We all know that our football stars can't keep away from the ladies, but how do they go about pulling?
We hung around Stringfellows to find out...

Bryan Robson "Can you buy us a drink, pet?"
Arsene Wenger "I would have fallen in love at first sight with you. But unfortunately I'm not close enough to your position to see you properly"
Peter Reid "Do you want a f***ing f**k?"
Kevin Keegan "I would love it, love it, if we could make beautiful music together. You've got lovely eyes. And you make me feel great. Great, like a proud Englishman, 'earing the national anthem for the first time. I just want to get on top of you and try 'ard for me, for you and for everyone. This is a massive moment and I hope I'm big enough for the job"
David O'Leary "I've never done this before. It's all so unexpected. It's just a big adventure for me and my little man. I just hope we can keep going and going. Be gentle with me. Please. I'm so innocent"

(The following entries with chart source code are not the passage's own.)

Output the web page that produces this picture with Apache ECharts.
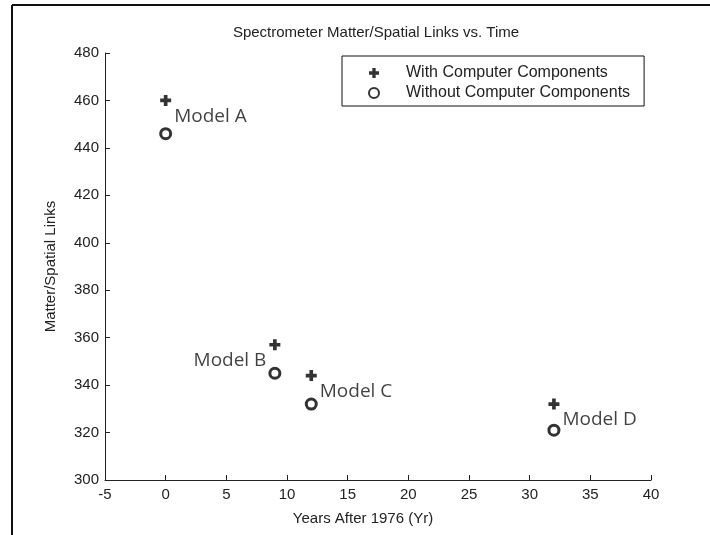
<!DOCTYPE html>
<html>
<head>
<meta charset="utf-8">
<script src="https://cdn.jsdelivr.net/npm/echarts@6/dist/echarts.min.js"></script>
<style>
  html, body { margin: 0; padding: 0; background: #fff; }
  #e_chart_1 { width: 710px; height: 535px; }
</style>
</head>
<body>
<div id="e_chart_1"></div>
<script>
var years = [0, 9, 12, 32];
var withComputer = [460, 357, 344, 332];
var withoutComputer = [446, 345, 332, 321];
var models = ['Model A', 'Model B', 'Model C', 'Model D'];
var xTicks = [-5, 0, 5, 10, 15, 20, 25, 30, 35, 40];
var yTicks = [300, 320, 340, 360, 380, 400, 420, 440, 460, 480];

// where each model label sits next to its "with" marker
var labelSide = ['right', 'left', 'right', 'right'];

var plusPath = 'path://M3,0H6V3H9V6H6V9H3V6H0V3H3Z';
var font = 'Liberation Sans, Arial, sans-serif';

var dom = document.getElementById("e_chart_1");
var myChart = echarts.init(dom);

var withData = years.map(function (x, i) {
    return {
        value: [x, withComputer[i]],
        label: {
            show: true,
            formatter: models[i],
            position: labelSide[i],
            distance: 3,
            offset: [0, 16],
            color: '#111',
            fontFamily: 'Open Sans, Noto Sans, sans-serif',
            fontSize: 19
        }
    };
});
var withoutData = years.map(function (x, i) {
    return [x, withoutComputer[i]];
});

var option = {
    backgroundColor: '#fff',
    animation: false,
    title: {
        text: 'Spectrometer Matter/Spatial Links vs. Time',
        left: 371,
        top: 20,
        textAlign: 'center',
        textStyle: {
            fontFamily: font,
            fontWeight: 'normal',
            fontSize: 15,
            color: '#222'
        }
    },
    legend: {
        orient: 'vertical',
        left: 342,
        top: 56,
        padding: [9, 14, 5, 26],
        itemGap: 4,
        itemWidth: 10,
        itemHeight: 10,
        borderColor: '#111',
        borderWidth: 1,
        borderRadius: 0,
        textStyle: {
            fontFamily: font,
            fontSize: 16,
            color: '#222',
            padding: [0, 0, 0, 22]
        },
        data: [
            { name: 'With Computer Components', icon: plusPath },
            { name: 'Without Computer Components', icon: 'circle' }
        ]
    },
    grid: {
        left: 105,
        right: 59,
        top: 53,
        bottom: 55
    },
    xAxis: {
        type: 'value',
        min: xTicks[0],
        max: xTicks[xTicks.length - 1],
        interval: 5,
        name: 'Years After 1976 (Yr)',
        nameLocation: 'middle',
        nameGap: 31,
        nameTextStyle: {
            fontFamily: font,
            fontSize: 15,
            color: '#222',
            padding: [0, 30, 0, 0]
        },
        axisLine: { show: true, onZero: false, lineStyle: { color: '#222', width: 1 } },
        axisTick: { show: true, inside: true, length: 5, lineStyle: { color: '#222' } },
        axisLabel: {
            margin: 7,
            fontFamily: font,
            fontSize: 15,
            color: '#222'
        },
        splitLine: { show: false }
    },
    yAxis: {
        type: 'value',
        min: yTicks[0],
        max: yTicks[yTicks.length - 1],
        interval: 20,
        name: 'Matter/Spatial Links',
        nameLocation: 'middle',
        nameGap: 47,
        nameTextStyle: {
            fontFamily: font,
            fontSize: 15,
            color: '#222'
        },
        axisLine: { show: true, onZero: false, lineStyle: { color: '#222', width: 1 } },
        axisTick: { show: true, inside: true, length: 5, lineStyle: { color: '#222' } },
        axisLabel: {
            margin: 6,
            fontFamily: font,
            fontSize: 15,
            color: '#222'
        },
        splitLine: { show: false }
    },
    graphic: [
        {
            type: 'line',
            shape: { x1: 12, y1: 5, x2: 710, y2: 5 },
            style: { stroke: '#111', lineWidth: 2 }
        },
        {
            type: 'line',
            shape: { x1: 12, y1: 5, x2: 12, y2: 535 },
            style: { stroke: '#111', lineWidth: 2 }
        }
    ],
    series: [
        {
            name: 'With Computer Components',
            type: 'scatter',
            symbol: plusPath,
            symbolSize: 11,
            itemStyle: { color: '#000' },
            data: withData
        },
        {
            name: 'Without Computer Components',
            type: 'scatter',
            symbol: 'circle',
            symbolSize: 10,
            itemStyle: { color: '#fff', borderColor: '#000', borderWidth: 3 },
            data: withoutData
        }
    ]
};

myChart.setOption(option, true);
</script>
</body>
</html>
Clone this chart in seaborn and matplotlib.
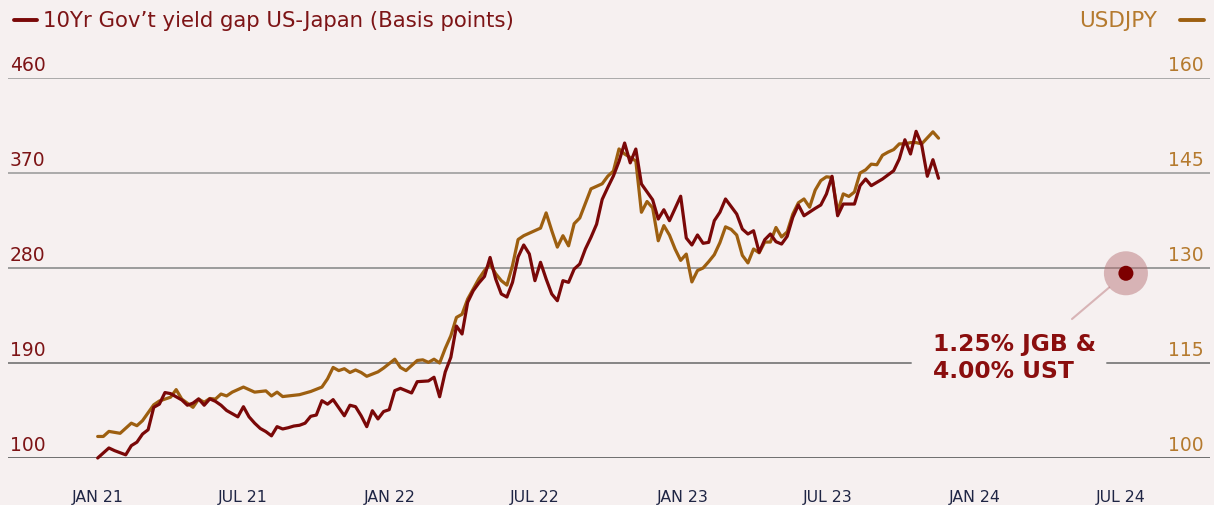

Clive Tyldesley "Well, you really are looking quite lovely tonight. Almost as lovely as Manchester United on that unforgettable night in Barcelona. I've never known a feeling like it"
Big Ron "Cupid has come around my back stick, early doors, little eyebrows and poked an arrow through my heart with your name on it. Do you want to come sell me a lollipop?"
Bobby Robson "Hello, Susan, I mean, Jane, No, Dave, Arsenal, Rover, Bin Laden, Debbie, Alison, Quim, No, Sarah, Victoria, Diana. Do you want to go to my place, I mean, your place, St James' Park, Buckingham Palace, the hanging gardens of Babylon, The Rose and Crown? For an ice cream, no sorry... weasel, for a lawn mower, monkey, pint? Where am I?"
Ally McCoist "Yeah, that Liam's a prick isn't he? This? A wedding ring? Oh no, no, no... it's... erm, it's a Scottish League winners' ring"
Glenn Hoddle "You're pretty ugly actually and really stupid.. I never said them things. Can we have sex?"